In Leonardo's vast body of drawings, there are no real preparatory studies for the Sala delle Asse. However, in two sheets held at the Institut de France some authoritative scholars have identified some drawings which, for style and chronology, can be related to Leonardo’s work there. In the first of these drawings, Leonardo depicts well-lit and shaded areas along a branch under the sunshine. He does so through thin hatching, which gets gradually thicker in the less illuminated areas. In the second drawing,Leonardo investigated branching patterns in plants. In addition to these two drawings, a mulberry tree branch – a theme endlessly repeated on the ceiling of the Sala – is found in Codex Atlanticus.
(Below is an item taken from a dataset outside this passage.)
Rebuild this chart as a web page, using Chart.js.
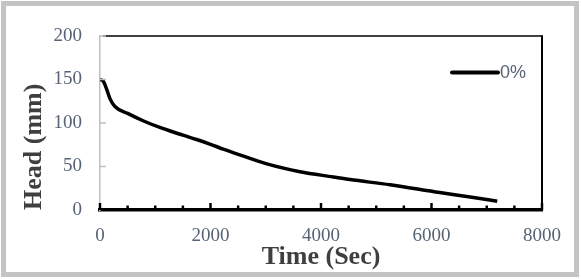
<!DOCTYPE html>
<html>
<head>
<meta charset="utf-8">
<script src="https://cdn.jsdelivr.net/npm/chart.js@4.4.1/dist/chart.umd.min.js"></script>
<style>
  html, body { margin: 0; padding: 0; background: #ffffff; }
  #frame {
    position: absolute; left: 1px; top: 1px; width: 578px; height: 276px;
    box-sizing: border-box; border: 5px solid #c4c4c4;
  }
  #wrap { position: absolute; left: 0; top: 0; width: 581px; height: 279px; }
</style>
</head>
<body>
<div id="frame"></div>
<div id="wrap"><canvas id="chart" width="581" height="279"></canvas></div>
<script>
// data
const seriesLabel = '0%';
const timeSec = [0, 60, 120, 180, 270, 500, 800, 1120, 1500, 1750, 2000, 2230, 2500, 3020, 3620, 4220, 4525, 5250, 6150, 6700, 7190];
const headMm  = [150, 148, 139, 128, 119, 111, 102, 94, 86, 81, 75.5, 70, 64, 53, 44, 38, 35, 29, 20, 15, 10];
const xTicks = [0, 2000, 4000, 6000, 8000];
const yTicks = [0, 50, 100, 150, 200];

const tickColor = '#576375';
const titleColor = '#3f3f3f';

// inward tick marks, top/right frame lines and legend
const framePlugin = {
    id: 'frameLines',
    afterDraw: function(chart) {
        const ctx = chart.ctx;
        const area = chart.chartArea;
        const xs = chart.scales.x;
        const ys = chart.scales.y;
        ctx.save();

        // top and right border lines
        ctx.strokeStyle = '#000';
        ctx.lineWidth = 1.5;
        ctx.beginPath();
        ctx.moveTo(area.left + 3, area.top);
        ctx.lineTo(area.right, area.top);
        ctx.stroke();
        ctx.lineWidth = 2;
        ctx.beginPath();
        ctx.moveTo(area.right, area.top - 0.75);
        ctx.lineTo(area.right, area.bottom);
        ctx.stroke();

        // y ticks (gray, inside)
        ctx.strokeStyle = '#bfbfbf';
        ctx.lineWidth = 1.5;
        yTicks.slice(1).forEach(v => {
            const py = ys.getPixelForValue(v);
            ctx.beginPath();
            ctx.moveTo(area.left, py);
            ctx.lineTo(area.left + 6, py);
            ctx.stroke();
        });

        // x ticks (black, inside), minor every 500
        ctx.strokeStyle = '#000';
        ctx.lineWidth = 2.5;
        for (let v = xs.min; v <= xs.max; v += 500) {
            const px = xs.getPixelForValue(v);
            const len = (v % 2000 === 0) ? 7 : 4.5;
            ctx.beginPath();
            ctx.moveTo(px, area.bottom);
            ctx.lineTo(px, area.bottom - len);
            ctx.stroke();
        }

        // legend
        ctx.lineWidth = 4;
        ctx.lineCap = 'round';
        ctx.beginPath();
        ctx.moveTo(452, 72.5);
        ctx.lineTo(498, 72.5);
        ctx.stroke();
        ctx.fillStyle = tickColor;
        ctx.font = '18px "Liberation Sans", Arial, sans-serif';
        ctx.textBaseline = 'middle';
        ctx.textAlign = 'left';
        ctx.fillText(chart.data.datasets[0].label, 500, 73);
        ctx.restore();
    }
};

const ctx = document.getElementById('chart').getContext('2d');

new Chart(ctx, {
    type: 'line',
    data: {
        datasets: [{
            label: seriesLabel,
            data: timeSec.map((t, i) => ({ x: t, y: headMm[i] })),
            borderColor: '#000',
            borderWidth: 3.5,
            pointRadius: 0,
            fill: false,
            cubicInterpolationMode: 'monotone'
        }]
    },
    options: {
        responsive: false,
        animation: false,
        layout: { padding: { top: 36, right: 39, left: 0, bottom: 0 } },
        plugins: {
            legend: { display: false },
            tooltip: { enabled: false }
        },
        scales: {
            x: {
                type: 'linear',
                min: 0,
                max: 8000,
                afterFit: s => { s.height = 69; },
                afterBuildTicks: s => { s.ticks = xTicks.map(v => ({ value: v })); },
                grid: { display: false, drawTicks: false },
                border: { display: true, color: '#000', width: 3.5 },
                ticks: {
                    padding: 15,
                    color: tickColor,
                    callback: v => String(v),
                    font: { family: '"Liberation Serif", "Times New Roman", serif', size: 19 }
                },
                title: {
                    display: true,
                    text: 'Time (Sec)',
                    color: titleColor,
                    padding: { top: 0, bottom: 6 },
                    font: { family: '"Liberation Serif", "Times New Roman", serif', size: 26, weight: 'bold' }
                }
            },
            y: {
                min: 0,
                max: 200,
                afterFit: s => { s.width = 100; },
                afterBuildTicks: s => { s.ticks = yTicks.map(v => ({ value: v })); },
                grid: { display: false, drawTicks: false },
                border: { display: true, color: '#bfbfbf', width: 1.5 },
                ticks: {
                    padding: 18,
                    color: tickColor,
                    callback: v => String(v),
                    font: { family: '"Liberation Serif", "Times New Roman", serif', size: 19 }
                },
                title: {
                    display: true,
                    text: 'Head (mm)',
                    align: 'start',
                    color: titleColor,
                    padding: { top: 19, bottom: 0 },
                    font: { family: '"Liberation Serif", "Times New Roman", serif', size: 26, weight: 'bold' }
                }
            }
        }
    },
    plugins: [framePlugin]
});
</script>
</body>
</html>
The exhibition About the Sala delle Asse: Leonardo between Nature, Art and Science offers new visual suggestions about the graphic work by Leonardo, his school and other Renaissance artists in Italy and in Northern Europe, referred to the Monochrome, reinterpreted after the latest restoration works, and the recently discovered preparatory drawings. Without getting into the merit of their original sources, Leonardo’s sheets selected for this exhibition suggest several iconography and style similarities, that make the history of the greatest mural painting ever made by Leonardo and his large group of pupils even more intriguing. The sheets on display were loaned from important institutions, such as the British Royal Collection, the Musée du Louvre in Paris, the Kupferstichkabinett in Berlin, the Gallerie degli Uffizi in Florence.

The exhibition also offers an important opportunity to further promote Milan’s cultural heritage. During the investigations conducted for this exhibition, a small drawing, most probably made from life, was found in the extensive holdings of Castello Sforzesco’s Cabinet of Drawings. This drawing attributed to Francesco Melzi, a pupil of Leonardo, is exhibited here for the first time.